In my A Game Per Year project, my goal has been to read one roleplaying game corebook for every year they’ve been published. However, I soon started to feel that it was hard to decipher how the games were really meant to be played. For this reason, I decided to start a parallel project, An Adventure Per Year, to read one roleplaying adventure for each year they’ve been published.
In the Book of the Marvels of the World, Marco Polo tells the story of the Order of Assassins, led by the Old Man of the Mountain and taking refuge in the castle of Alamut. The story has been influential in the world of pop culture, nowhere more so than in the Assassin’s Creed series of videogames. In roleplaying, the most famous example is probably the Assamite clan in Vampire: the Masquerade (or Children of Haqim in the 5th edition).

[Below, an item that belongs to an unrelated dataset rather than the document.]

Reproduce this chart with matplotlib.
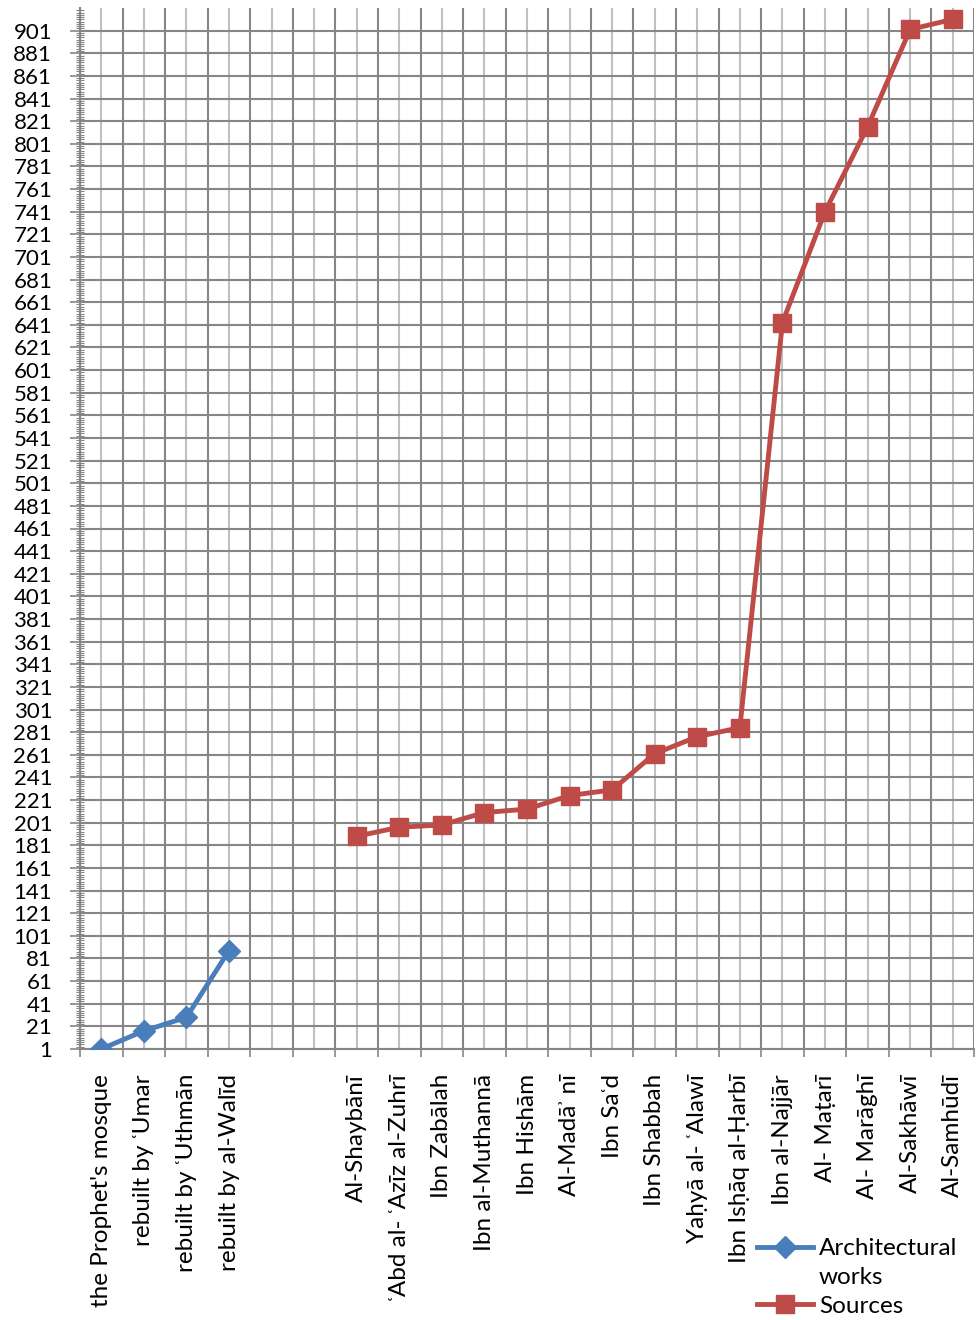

Al-Qadim is one of the settings published for Advanced Dungeons & Dragons in the setting explosion of the late Eighties and early Nineties, born in the same period as Dark Sun, Spelljammer and Birthright. One feature of that era were subsettings connected to the Forgotten Realms, inspired by real history and cultures. Thus, the core Western fantasy world of Forgotten Realms acquired the China and Japan -based Kara-Tur to the east and the Aztec, Maya and Inca -inspired Maztica to the west.
Based on 1001 Nights and similar Arabian stories, Al-Qadim is another of these subsettings, this time to the south, although it did have more of it’s own identity than any of the others.
Assassin Mountain is an adventure published for Al-Qadim, based on the story of the Order of Assassins. It details different assassin orders with a focus on one, called the Everlasting. There are rules for making assassin characters (it’s a Thief kit, for those who remember how this worked in AD&D 2nd Ed.), details of the fortress and factions at the titular Assassin Mountain and a three-part adventure involving player characters.
In the first adventure, the assassins try to extort money and goods from people at a remote desert inn. In the second, an assassination attempt during a parade launches a series of events whereby the characters are tasked with traveling to Assassin Mountain to dissuade the assassins from killing a local notable. In the third, the characters are at the Mountain, trying to solve the mystery of who wants to betray the leader of the assassins.
In the second adventure, there are two siblings intent on revenge against the assassins. They act as guides on the way to the Mountain. There’s a note about one of them possibly having a romantic entanglement with a player character. I was left wondering how this is assumed to be played out. I know how I’d run it, but that doesn’t answer the question of how it was intended in it’s original context of play culture.
The third adventure is my favorite since it’s a social scenario, all about talking to the various factions in the Mountain and trying to figure out what’s happening. Everyone’s amoral to one degree or another and all believe themselves to be righteous. It’s surprisingly ambiguous from a moral standpoint.